Understanding a Repurchase Agreement

A repurchase agreement or "repo" as it is often called is a transaction in which an individual can use a financial security as the collateral for a loan. With this type of transaction, a financial institution will buy the financial security from the individual and the individual will then purchase it back at a predetermined time and price. Here are the basics of the repurchase agreement and how it works.

Secured Loan

The repurchase agreement is a type of secured loan much like a mortgage or an auto loan. The unique thing about this type of loan is that the collateral for it is some type of financial security. If the borrower does not make timely payments to the lender, the lender is then free to sell the financial security in order to get back the money that was loaned. This helps limit the amount of risk for the lender and it keeps the borrower accountable for the payments.

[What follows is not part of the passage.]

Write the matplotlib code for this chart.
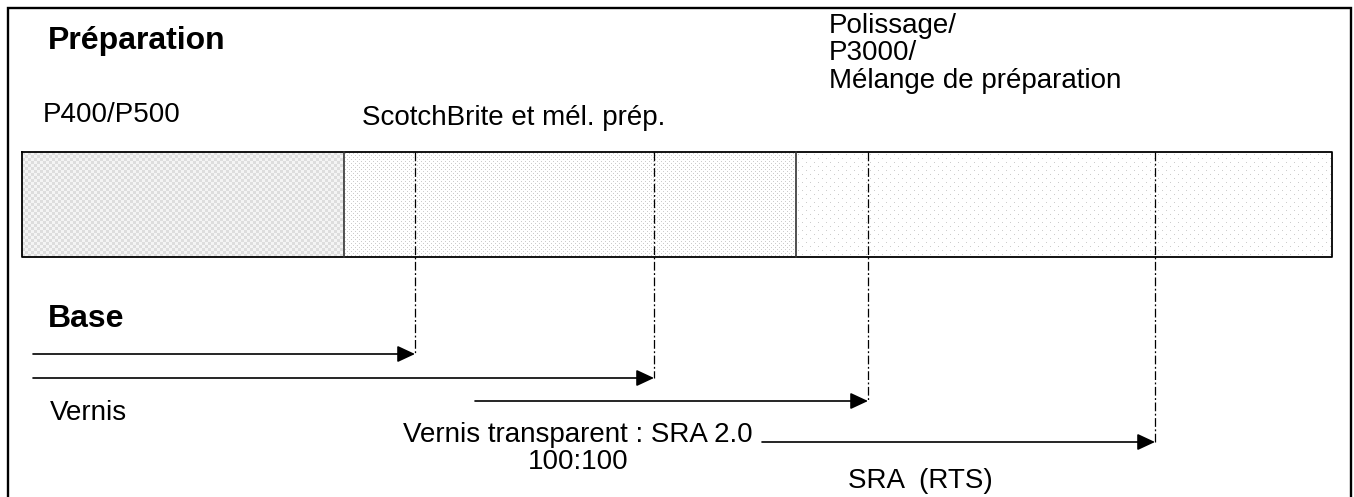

When this type of loan is initiated, the ownership rights of the securities are passed onto the lender from the borrower. This is a unique feature that is not present in other types of secured loans. With other secured loans, the property is still in the name of the borrower but a lien is placed against it by the lender.


With this type of loan, nearly any type of security could be used as collateral. In most cases, lenders will preferred that the collateral be something that is highly liquid. This way, if the loan goes into default, it will not be difficult for the lender to sell the securities and get their money back. Some examples of securities that can be used for this type of loan are shares of stock, corporate bonds, government bonds and treasury securities. 

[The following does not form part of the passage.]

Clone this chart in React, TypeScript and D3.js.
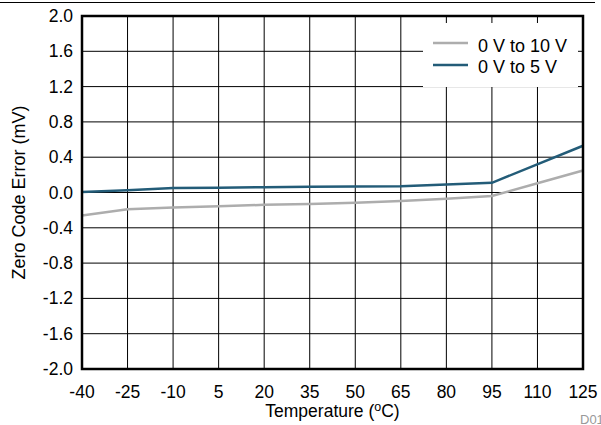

Types of Repurchase Agreements

There are several types of repurchase agreements that you could choose to get involved with. For example, one type of repurchase agreement is referred to as the due bill repo. With this type of repo, the collateral is not given to the lender, but it is kept in a cash account. 

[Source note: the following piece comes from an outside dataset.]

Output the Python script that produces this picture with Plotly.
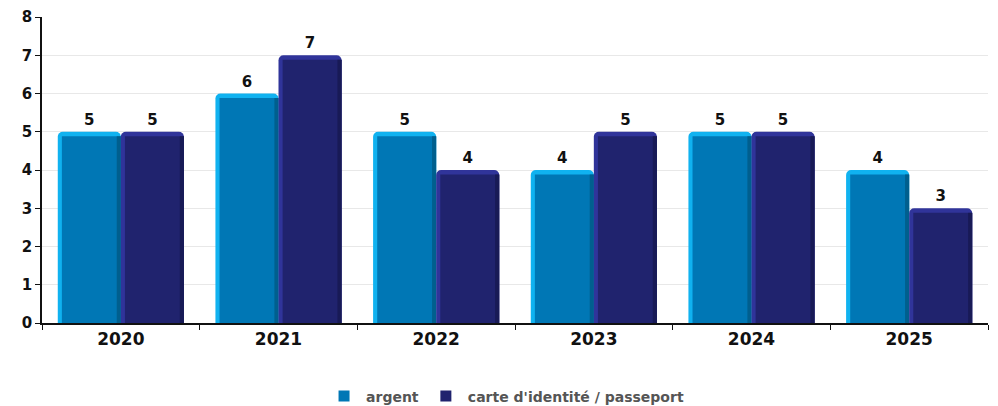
import plotly.graph_objects as go

years = ["2020", "2021", "2022", "2023", "2024", "2025"]
argent = [5, 6, 5, 4, 5, 4]
carte = [5, 7, 4, 5, 5, 3]
series_names = ["argent", "carte d'identité / passeport"]
y_ticks = [0, 1, 2, 3, 4, 5, 6, 7, 8]

BAR_W = 0.4
EDGE_W = 0.026
CAP = 0.12
FONT = "DejaVu Sans"
COLORS = ["#0077b5", "#20236e"]
LIGHT = ["#10b2f0", "#30349a"]
DARK = ["#005f8e", "#181a56"]

fig = go.Figure()

for vals, off, col, light, dark in [
    (argent, -BAR_W, COLORS[0], LIGHT[0], DARK[0]),
    (carte, 0, COLORS[1], LIGHT[1], DARK[1]),
]:
    # full-height light body gives the bevelled left edge and top cap
    fig.add_trace(go.Bar(
        x=years, y=vals, offset=off, width=BAR_W, showlegend=False,
        marker=dict(color=light, line=dict(width=0), cornerradius=5),
        text=vals, textposition="outside", cliponaxis=False,
        textfont=dict(family=FONT, size=15, color="#111111"),
        hoverinfo="skip",
    ))
    # main face
    fig.add_trace(go.Bar(
        x=years, y=[v - CAP for v in vals], offset=off + EDGE_W,
        width=BAR_W - EDGE_W, showlegend=False,
        marker=dict(color=col, line=dict(width=0)),
        hovertext=vals, hoverinfo="x+text",
    ))
    # darker right edge
    fig.add_trace(go.Bar(
        x=years, y=[v - CAP for v in vals], offset=off + BAR_W - EDGE_W,
        width=EDGE_W, showlegend=False,
        marker=dict(color=dark, line=dict(width=0)),
        hoverinfo="skip",
    ))

# legend entries with square swatches
for name, col in zip(series_names, COLORS):
    fig.add_trace(go.Scatter(
        x=[None], y=[None], mode="markers", name=name,
        marker=dict(symbol="square", size=11, color=col),
    ))

fig.update_layout(
    width=998, height=406,
    margin=dict(l=42, r=10, t=17, b=83, autoexpand=False),
    plot_bgcolor="white", paper_bgcolor="white",
    barmode="overlay",
    font=dict(family=FONT, size=15, color="#111111", weight="bold"),
    legend=dict(
        orientation="h", x=0.49, xanchor="center", y=-0.24, yanchor="middle",
        font=dict(family=FONT, size=14, color="#555555", weight="bold"),
        itemwidth=34,
    ),
    showlegend=True,
)
fig.update_xaxes(
    type="category", showline=True, linecolor="#111111", linewidth=1.5,
    ticks="outside", tickson="boundaries", ticklen=5, tickcolor="#111111",
    showgrid=False,
    tickfont=dict(family=FONT, size=17, color="#111111", weight="bold"),
)
fig.update_yaxes(
    range=[0, 8], tickvals=y_ticks, showline=True, linecolor="#111111", linewidth=1.5,
    ticks="outside", ticklen=5, tickcolor="#111111",
    gridcolor="#e8e8e8", zeroline=False,
    tickfont=dict(family=FONT, size=15, color="#111111", weight="bold"),
)

fig.write_html("out.html")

Another type of repurchase agreement is called the tri-party repo. With this type of transaction, a third-party is used to act as the intermediary between the two parties in the transaction. The third-party keeps the collateral and then distribute it to the appropriate party when the time is right. This provides a little bit of extra safety for both of the parties involved.

An equity repo is another type of repurchase agreement that is commonly used. This type of repurchase agreement means that the loan is secured by equities or stocks instead of a safer type of collateral. The majority of repurchase agreements are secured with government bonds or corporate bonds. Equity repos are a little bit more risky for the lender because the value of the stock can plummet very quickly and the collateral would be worth nothing.